Director: Jack Arnold

Cast: Rory Calhoun, Martha Hyer, Dean Jagger

Synopsis: When his life is saved in a shootout by a fellow gunman whose life he in turn had saved, Alex Longmire promises to give up his way of life.

 

 

 

Given the amount of B-Westerns Universal churned out in the 1950s, it’s perhaps unsurprising that Jack Arnold’s Red Sundown has been overlooked. Arnold was the man who directed the following years’ The Incredible Shrinking Man, and Red Sundown features the big screen debut of Grant Williams, the title character of that movie, who makes a terrific villain.
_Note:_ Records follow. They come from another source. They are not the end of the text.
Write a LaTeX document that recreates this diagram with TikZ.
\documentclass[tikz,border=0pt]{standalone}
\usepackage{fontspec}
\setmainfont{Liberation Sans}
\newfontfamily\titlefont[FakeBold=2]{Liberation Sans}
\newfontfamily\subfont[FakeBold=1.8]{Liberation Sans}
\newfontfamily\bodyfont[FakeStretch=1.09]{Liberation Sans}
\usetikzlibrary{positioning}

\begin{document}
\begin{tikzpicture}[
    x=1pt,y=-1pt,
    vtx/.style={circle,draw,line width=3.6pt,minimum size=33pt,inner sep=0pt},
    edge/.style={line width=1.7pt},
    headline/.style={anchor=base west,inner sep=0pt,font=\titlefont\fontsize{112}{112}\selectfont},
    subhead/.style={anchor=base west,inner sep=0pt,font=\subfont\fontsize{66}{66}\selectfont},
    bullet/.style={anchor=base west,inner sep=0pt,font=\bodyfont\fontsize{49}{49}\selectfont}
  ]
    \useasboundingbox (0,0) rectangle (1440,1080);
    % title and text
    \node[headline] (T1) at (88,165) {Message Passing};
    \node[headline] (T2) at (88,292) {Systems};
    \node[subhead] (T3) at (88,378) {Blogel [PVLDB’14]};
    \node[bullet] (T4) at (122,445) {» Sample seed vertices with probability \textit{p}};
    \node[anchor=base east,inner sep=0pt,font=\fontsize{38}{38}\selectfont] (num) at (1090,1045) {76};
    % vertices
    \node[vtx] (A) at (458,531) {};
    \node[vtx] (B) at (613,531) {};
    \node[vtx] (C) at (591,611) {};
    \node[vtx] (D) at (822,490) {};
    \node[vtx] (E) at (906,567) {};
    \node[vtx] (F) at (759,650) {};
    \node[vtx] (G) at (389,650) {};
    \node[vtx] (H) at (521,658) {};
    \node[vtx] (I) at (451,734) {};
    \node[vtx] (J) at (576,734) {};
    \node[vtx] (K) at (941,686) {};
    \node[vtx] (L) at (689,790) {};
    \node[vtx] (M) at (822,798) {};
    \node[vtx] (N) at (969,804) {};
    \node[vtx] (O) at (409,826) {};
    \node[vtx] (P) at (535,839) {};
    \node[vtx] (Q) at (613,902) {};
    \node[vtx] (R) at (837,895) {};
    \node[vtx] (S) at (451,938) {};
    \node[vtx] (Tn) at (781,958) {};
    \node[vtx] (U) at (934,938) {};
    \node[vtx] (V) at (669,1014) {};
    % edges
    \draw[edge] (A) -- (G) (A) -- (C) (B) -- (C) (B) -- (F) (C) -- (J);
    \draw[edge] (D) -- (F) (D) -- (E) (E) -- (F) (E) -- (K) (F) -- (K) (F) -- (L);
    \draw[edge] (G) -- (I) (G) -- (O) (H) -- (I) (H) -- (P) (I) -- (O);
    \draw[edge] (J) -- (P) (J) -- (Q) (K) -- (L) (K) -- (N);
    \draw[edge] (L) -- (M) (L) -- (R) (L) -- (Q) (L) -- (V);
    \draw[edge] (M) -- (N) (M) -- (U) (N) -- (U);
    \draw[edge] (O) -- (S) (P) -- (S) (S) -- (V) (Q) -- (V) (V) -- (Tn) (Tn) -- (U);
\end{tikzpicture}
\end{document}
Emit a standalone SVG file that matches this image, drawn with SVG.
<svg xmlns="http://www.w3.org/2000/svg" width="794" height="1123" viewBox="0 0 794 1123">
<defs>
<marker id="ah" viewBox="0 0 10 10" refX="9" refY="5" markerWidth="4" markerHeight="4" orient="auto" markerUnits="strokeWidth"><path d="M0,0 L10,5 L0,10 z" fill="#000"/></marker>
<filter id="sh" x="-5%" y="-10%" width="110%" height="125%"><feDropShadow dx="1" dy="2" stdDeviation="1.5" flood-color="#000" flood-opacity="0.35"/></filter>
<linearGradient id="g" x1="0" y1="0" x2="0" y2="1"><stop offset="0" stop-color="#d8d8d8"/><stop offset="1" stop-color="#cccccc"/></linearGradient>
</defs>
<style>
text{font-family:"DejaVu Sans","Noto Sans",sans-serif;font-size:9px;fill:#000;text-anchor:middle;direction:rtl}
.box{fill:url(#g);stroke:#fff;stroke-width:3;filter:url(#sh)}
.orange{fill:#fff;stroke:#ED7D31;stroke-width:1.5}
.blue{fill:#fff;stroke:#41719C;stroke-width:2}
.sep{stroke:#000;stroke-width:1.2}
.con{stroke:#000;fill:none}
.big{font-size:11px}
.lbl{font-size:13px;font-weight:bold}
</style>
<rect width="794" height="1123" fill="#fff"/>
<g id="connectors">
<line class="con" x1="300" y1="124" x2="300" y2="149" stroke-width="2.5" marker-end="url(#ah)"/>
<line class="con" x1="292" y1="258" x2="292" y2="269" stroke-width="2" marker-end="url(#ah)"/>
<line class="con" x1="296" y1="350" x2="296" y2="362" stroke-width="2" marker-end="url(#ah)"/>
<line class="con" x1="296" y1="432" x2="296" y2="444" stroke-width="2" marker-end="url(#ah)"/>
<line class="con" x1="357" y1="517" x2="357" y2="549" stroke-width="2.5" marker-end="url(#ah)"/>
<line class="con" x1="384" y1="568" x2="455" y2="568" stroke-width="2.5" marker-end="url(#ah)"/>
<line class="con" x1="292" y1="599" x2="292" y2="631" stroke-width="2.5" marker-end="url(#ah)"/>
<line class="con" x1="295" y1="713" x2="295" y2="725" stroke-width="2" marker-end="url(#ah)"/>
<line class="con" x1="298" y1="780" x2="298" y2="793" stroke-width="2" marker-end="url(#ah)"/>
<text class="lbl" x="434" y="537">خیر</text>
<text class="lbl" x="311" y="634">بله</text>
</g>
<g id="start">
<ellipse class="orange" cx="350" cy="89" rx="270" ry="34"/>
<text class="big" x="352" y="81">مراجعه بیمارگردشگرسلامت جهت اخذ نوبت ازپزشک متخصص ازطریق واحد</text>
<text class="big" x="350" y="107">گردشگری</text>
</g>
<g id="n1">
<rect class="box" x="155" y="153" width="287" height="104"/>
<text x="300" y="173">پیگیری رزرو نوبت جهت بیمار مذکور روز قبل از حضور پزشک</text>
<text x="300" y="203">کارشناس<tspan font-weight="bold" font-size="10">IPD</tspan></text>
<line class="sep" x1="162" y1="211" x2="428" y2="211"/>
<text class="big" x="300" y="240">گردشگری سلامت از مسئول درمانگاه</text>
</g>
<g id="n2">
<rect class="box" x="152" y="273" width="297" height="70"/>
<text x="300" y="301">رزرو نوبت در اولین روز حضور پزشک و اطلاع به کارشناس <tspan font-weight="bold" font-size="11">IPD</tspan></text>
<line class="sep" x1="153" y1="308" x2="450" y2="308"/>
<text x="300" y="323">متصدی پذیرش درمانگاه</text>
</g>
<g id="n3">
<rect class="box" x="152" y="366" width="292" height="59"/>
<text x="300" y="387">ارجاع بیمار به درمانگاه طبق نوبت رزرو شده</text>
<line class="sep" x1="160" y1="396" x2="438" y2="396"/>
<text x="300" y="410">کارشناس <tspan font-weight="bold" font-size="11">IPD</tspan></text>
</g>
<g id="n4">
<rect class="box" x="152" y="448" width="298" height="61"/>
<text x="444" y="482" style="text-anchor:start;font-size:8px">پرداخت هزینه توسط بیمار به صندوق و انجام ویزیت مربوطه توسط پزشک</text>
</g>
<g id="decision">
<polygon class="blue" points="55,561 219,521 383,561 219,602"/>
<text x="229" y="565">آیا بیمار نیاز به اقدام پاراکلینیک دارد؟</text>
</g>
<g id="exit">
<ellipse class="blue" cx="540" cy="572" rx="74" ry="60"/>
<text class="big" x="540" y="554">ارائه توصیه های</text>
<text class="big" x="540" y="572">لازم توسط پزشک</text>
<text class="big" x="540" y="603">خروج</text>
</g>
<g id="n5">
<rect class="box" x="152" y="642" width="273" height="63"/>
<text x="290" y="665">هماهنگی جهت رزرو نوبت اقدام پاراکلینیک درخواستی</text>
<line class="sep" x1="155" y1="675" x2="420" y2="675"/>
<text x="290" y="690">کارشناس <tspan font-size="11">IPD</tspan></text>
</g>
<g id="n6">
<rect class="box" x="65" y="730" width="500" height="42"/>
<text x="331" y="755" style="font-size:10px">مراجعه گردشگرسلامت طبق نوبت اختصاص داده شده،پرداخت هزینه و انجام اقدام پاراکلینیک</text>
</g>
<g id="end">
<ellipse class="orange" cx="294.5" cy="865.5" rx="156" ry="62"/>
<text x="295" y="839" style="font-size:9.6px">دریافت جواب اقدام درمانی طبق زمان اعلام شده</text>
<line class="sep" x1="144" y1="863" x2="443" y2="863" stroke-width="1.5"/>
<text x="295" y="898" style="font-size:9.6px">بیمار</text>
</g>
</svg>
The movie itself, although burdened by a fairly routine plot, is slickly directed by Arnold, elevated above its modest status by Martin Berkeley’s script, which is filled with smart dialogue and interesting characters, and enhanced by a solid cast.
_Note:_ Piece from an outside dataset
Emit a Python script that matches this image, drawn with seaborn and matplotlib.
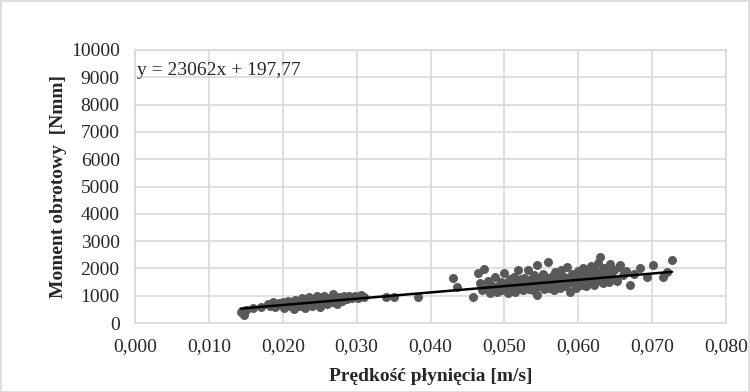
import pandas as pd
import seaborn as sns
import matplotlib.pyplot as plt
import matplotlib.ticker as mticker
from matplotlib.patches import Rectangle

# Data: flow speed [m/s] vs torque [Nmm]
speed_low = [0.0143, 0.0147, 0.0150, 0.0160, 0.0170, 0.0180, 0.0183, 0.0187, 0.0190, 0.0195,
             0.0198, 0.0200, 0.0202, 0.0205, 0.0207, 0.0210, 0.0212, 0.0215, 0.0217, 0.0220,
             0.0222, 0.0224, 0.0226, 0.0228, 0.0230, 0.0232, 0.0234, 0.0236, 0.0238, 0.0240,
             0.0242, 0.0244, 0.0246, 0.0248, 0.0250, 0.0252, 0.0254, 0.0256, 0.0258, 0.0260,
             0.0263, 0.0266, 0.0268, 0.0270, 0.0273, 0.0276, 0.0280, 0.0283, 0.0287, 0.0290,
             0.0294, 0.0298, 0.0302, 0.0306, 0.0310, 0.0340, 0.0350, 0.0383]
torque_low = [420, 300, 480, 560, 600, 700, 640, 760, 590, 720,
              650, 780, 560, 700, 820, 640, 740, 520, 860, 700,
              780, 620, 900, 740, 560, 820, 680, 940, 760, 620,
              860, 720, 980, 800, 600, 900, 760, 1000, 840, 700,
              920, 780, 1050, 860, 700, 940, 820, 980, 880, 1000,
              920, 980, 900, 1020, 960, 960, 940, 960]

speed_high = [0.0430, 0.0436, 0.0458, 0.0464, 0.0467, 0.0470, 0.0473, 0.0476, 0.0478, 0.0480,
              0.0482, 0.0485, 0.0487, 0.0490, 0.0492, 0.0495, 0.0497, 0.0500, 0.0501, 0.0503,
              0.0505, 0.0507, 0.0509, 0.0511, 0.0513, 0.0515, 0.0517, 0.0519, 0.0521, 0.0523,
              0.0525, 0.0527, 0.0529, 0.0531, 0.0532, 0.0534, 0.0536, 0.0538, 0.0540, 0.0542,
              0.0544, 0.0544, 0.0546, 0.0548, 0.0550, 0.0552, 0.0554, 0.0556, 0.0558, 0.0559,
              0.0561, 0.0563, 0.0565, 0.0567, 0.0569, 0.0571, 0.0573, 0.0575, 0.0577, 0.0579,
              0.0581, 0.0583, 0.0585, 0.0587, 0.0589, 0.0591, 0.0593, 0.0595, 0.0597, 0.0599,
              0.0601, 0.0603, 0.0605, 0.0607, 0.0609, 0.0611, 0.0613, 0.0615, 0.0617, 0.0619,
              0.0621, 0.0623, 0.0625, 0.0627, 0.0629, 0.0631, 0.0633, 0.0635, 0.0637, 0.0639,
              0.0641, 0.0643, 0.0646, 0.0649, 0.0652, 0.0655, 0.0657, 0.0660, 0.0665, 0.0670,
              0.0675, 0.0683, 0.0693, 0.0701, 0.0715, 0.0720, 0.0727,
              0.0502, 0.0506, 0.0510, 0.0514, 0.0518, 0.0522, 0.0526, 0.0530, 0.0535, 0.0539,
              0.0543, 0.0547, 0.0551, 0.0555, 0.0560, 0.0564, 0.0568, 0.0572, 0.0576, 0.0580,
              0.0584, 0.0588, 0.0592, 0.0596, 0.0600, 0.0604, 0.0608, 0.0612, 0.0616, 0.0620,
              0.0624, 0.0628, 0.0632, 0.0636, 0.0640]
torque_high = [1660, 1320, 960, 1830, 1460, 1200, 1980, 1300, 1550, 1100,
               1400, 1250, 1700, 1150, 1350, 1500, 1200, 1840, 1300, 1450,
               1100, 1600, 1250, 1380, 1700, 1150, 1500, 1950, 1300, 1420,
               1200, 1650, 1350, 1500, 1940, 1250, 1600, 1400, 1750, 1300,
               2120, 1030, 1500, 1650, 1350, 1800, 1250, 1550, 1420, 2240,
               1300, 1700, 1500, 1200, 1850, 1400, 1600, 1300, 1950, 1500,
               1700, 1350, 2050, 1550, 1150, 1800, 1450, 1650, 1300, 1900,
               1550, 1750, 1400, 2000, 1600, 1350, 1850, 1500, 2100, 1650,
               1400, 1900, 1550, 2200, 2430, 1700, 1450, 2000, 1600, 1850,
               1500, 2150, 1700, 1950, 1550, 2050, 2120, 1750, 1900, 1390,
               1800, 2010, 1700, 2120, 1700, 1880, 2310,
               1200, 1550, 1320, 1450, 1250, 1600, 1380, 1280, 1480, 1200,
               1580, 1350, 1450, 1700, 1600, 1380, 1550, 1750, 1450, 1350,
               1650, 1500, 1600, 1750, 1400, 1650, 1500, 1700, 1800, 1550,
               1700, 1600, 1900, 1750, 1650]

# Linear trend reported on the chart
slope = 23062
intercept = 197.77

df = pd.DataFrame({"speed": speed_low + speed_high, "torque": torque_low + torque_high})
trend = pd.DataFrame({"speed": [df["speed"].min(), df["speed"].max()]})
trend["torque"] = slope * trend["speed"] + intercept

sns.set_theme(style="whitegrid")
plt.rcParams["font.family"] = ["Liberation Serif", "DejaVu Serif"]

grid_col = "#d9d9d9"
fig = plt.figure(figsize=(7.5, 3.92), dpi=100)
ax = fig.add_axes([135 / 750, 1 - 323 / 392, 591 / 750, 273 / 392])

sns.scatterplot(data=df, x="speed", y="torque", ax=ax, color="#595959",
                s=42, linewidth=0, zorder=3)
sns.lineplot(data=trend, x="speed", y="torque", ax=ax, color="black",
             linewidth=1.8, zorder=4)

ax.set_xlim(0, 0.08)
ax.set_ylim(0, 10000)
ax.xaxis.set_major_locator(mticker.MultipleLocator(0.01))
ax.yaxis.set_major_locator(mticker.MultipleLocator(1000))
ax.xaxis.set_major_formatter(mticker.FuncFormatter(lambda v, p: f"{v:.3f}".replace(".", ",")))
ax.yaxis.set_major_formatter(mticker.FuncFormatter(lambda v, p: f"{v:.0f}"))

ax.grid(True, color=grid_col, linewidth=1.2)
for sp in ax.spines.values():
    sp.set_color(grid_col)
    sp.set_linewidth(1.2)
ax.tick_params(axis="both", length=0, labelsize=14, colors="#262626")
ax.tick_params(axis="x", pad=11)
ax.tick_params(axis="y", pad=11)

ax.set_xlabel("Prędkość płynięcia [m/s]", fontsize=14, fontweight="bold", labelpad=9)
ax.set_ylabel("Moment obrotowy  [Nmm]", fontsize=14, fontweight="bold", labelpad=3)

ax.text(0.004, 0.925, "y = 23062x + 197,77", transform=ax.transAxes,
        fontsize=14, va="center", ha="left", color="#262626")

fig.patches.append(Rectangle((0.001, 0.001), 0.998, 0.997, transform=fig.transFigure,
                             fill=False, edgecolor=grid_col, linewidth=1.2))

fig.savefig("out.png", dpi=100)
Rory Calhoun (River of No Return, Apache Territory) plays Alec Longmire, a gunslinger who, with ageing fellow gunslinger Bud Purvis (James Millican — Al Jennings of Oklahoma, High Noon), falls foul of some drunken layabouts who have them pinned down in an abandoned shack. After Purvis takes a gunshot wound to the gut and draws from Longmire a promise that he’ll mend his ways if he ever gets out of their predicament, he buries Longmire alive in a shallow grave inside the shack, using an old stove pipe as an improvised air vent through which he can breathe when their assailants burn down the shack and kill Purvis. After Purvis’s killers have departed, believing Longmire to have escaped, our hero is literally reborn, rising from the earth, as a reformed character.

Most movies would have Longmire going after the men who killed his mate, but Red Sundown isn’t a revenge movie and, in fact, we never see those men again. Instead, he journeys to the Texan town of Durango, where his frankness and honesty wins the friendship of Jade Murphy (Dean Jagger — Revolt of the Zombies, The Kremlin Letter), the town’s sheriff and an invitation to supper that evening. Of course, Murphy has a comely daughter, Caroline (Martha Hyer — The Sons of Katie Elder) with a bust as taut as twin zeppelins who provides the obligatory, and largely perfunctory, love interest. Longmire agrees to become Murphy’s deputy to help the older man handle a war brewing between homesteaders and local cattle baron Rufus Henshaw (The Law and Jake Wade), but when Longmire proves capable of handling Henshaw’s paid guns in a way that Murphy isn’t, the cattle baron hires the services of quick-fire gunslinger, Chet Swann (Grant Williams — The Incredible Shrinking Man, PT109)…

Given his abilities as a director, Jack Arnold’s career never really followed the path it should have. He was capable of much more than he actually achieved. With Red Sundown he delivered a polished movie that rises above its B-movie origins to create a cast of compelling characters, many of whom defy genre conventions. He’s aided by capable performances from old hands like Rory Calhoun and Dean Jagger and a youngish Robert Middleton who would become familiar to Western fans thanks to effectively playing the same role in countless movies and TV shows. It’s Grant Williams who makes the biggest impact, though, as the snakelike, perpetually-smiling psychotic gunslinger Chet Swann. On the strength of this debut it would have been reasonable to expect Williams to have an auspicious movie career ahead of him, but, like Arnold’s, his career never really took off the way it should have.